The push toward sustainability is reshaping antenna manufacturing. Regulatory frameworks like the European Union’s Carbon Border Adjustment Mechanism (CBAM) will require importers of certain goods to declare embedded emissions and purchase CBAM certificates starting in 2027. The compliance phase began on 1 January 2026, and companies importing more than 50 tons of covered goods must surrender certificates by 30 September 2027 for emissions generated during 2026. Free allowances for CBAM-covered sectors will decline by 2.5 % per year in 2026 and 2027, and certificate prices will be tied to the quarterly average of EU allowance prices. These policies mean that antenna makers, particularly those sourcing metals and semiconductors from outside the EU, must account for carbon emissions in their supply chains.
Digital twins offer a pathway to meeting sustainability goals. A digital twin is a virtual representation of a physical system that updates in real time as data flows from sensors on the factory floor. Siemens’s Electronics Factory in Erlangen, Germany, recognised as a Digital Lighthouse by the World Economic Forum, demonstrates the power of combining AI, robotics and digital twins.

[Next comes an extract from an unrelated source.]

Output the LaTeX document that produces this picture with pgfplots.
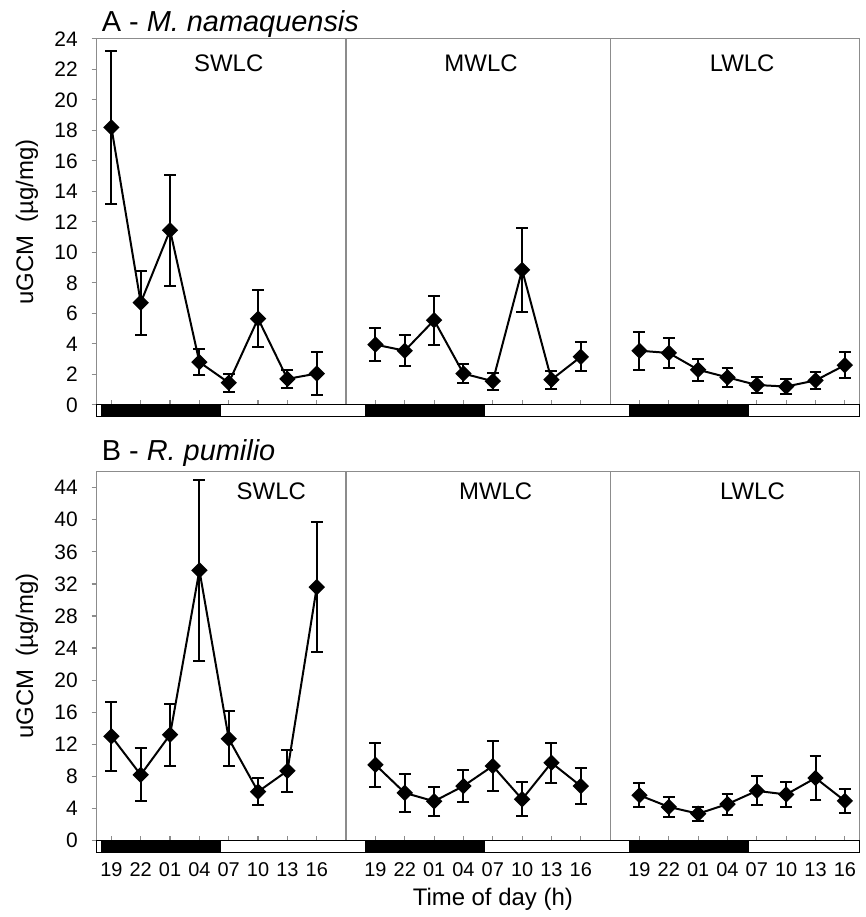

By adopting a ‘Green-Lean-Digital’ approach, the plant increased productivity by 69 % and reduced energy consumption by 42 % over four years. The factory built an in-house semiconductor production line in just eleven months using end-to-end data analytics. This project reduced material consumption by 40 % and space requirements by 50 % while improving energy efficiency. A dedicated energy management system further reduced energy use by more than 50 %.
These efficiency gains have direct implications for the antenna industry. Antenna fabrication often involves energy-intensive processes such as high-temperature polymer curing, metal plating and clean-room lithography. Digital twins allow engineers to simulate production lines, predict energy consumption and scrap generation, and optimise process parameters before hardware is built. By integrating sensor data, digital twins can adjust equipment settings in real time to reduce waste and energy usage. AI algorithms then learn from this data to further refine process models, enabling continuous improvement.
Sustainability also extends to the materials used in antennas. The natural-fiber substrates and biodegradable plastics discussed earlier not only reduce environmental impact but also help companies comply with carbon-reduction targets. Combining such materials with digital-twin-driven process optimisation could dramatically decrease the carbon footprint of future antenna products. Furthermore, designers should explore circular economy principles, such as recycling metals from decommissioned base stations and reusing packaging materials. The CBAM and similar regulations will increasingly reward firms that document carbon reductions and penalise those that continue linear production models.
In summary, the antenna industry stands at the intersection of technological innovation and environmental responsibility. Standards such as 3GPP Release 20 and Release 21, the exploration of THz arrays, RIS deployments, satellite direct-to-cell services, AI-driven radio, advanced packaging and sustainable materials all feed into one another. Digital twins act as a nexus, allowing engineers to optimise performance while meeting stringent energy and emissions targets. By embracing this holistic approach, antenna manufacturers can deliver cutting-edge products that are both technically superior and environmentally sustainable.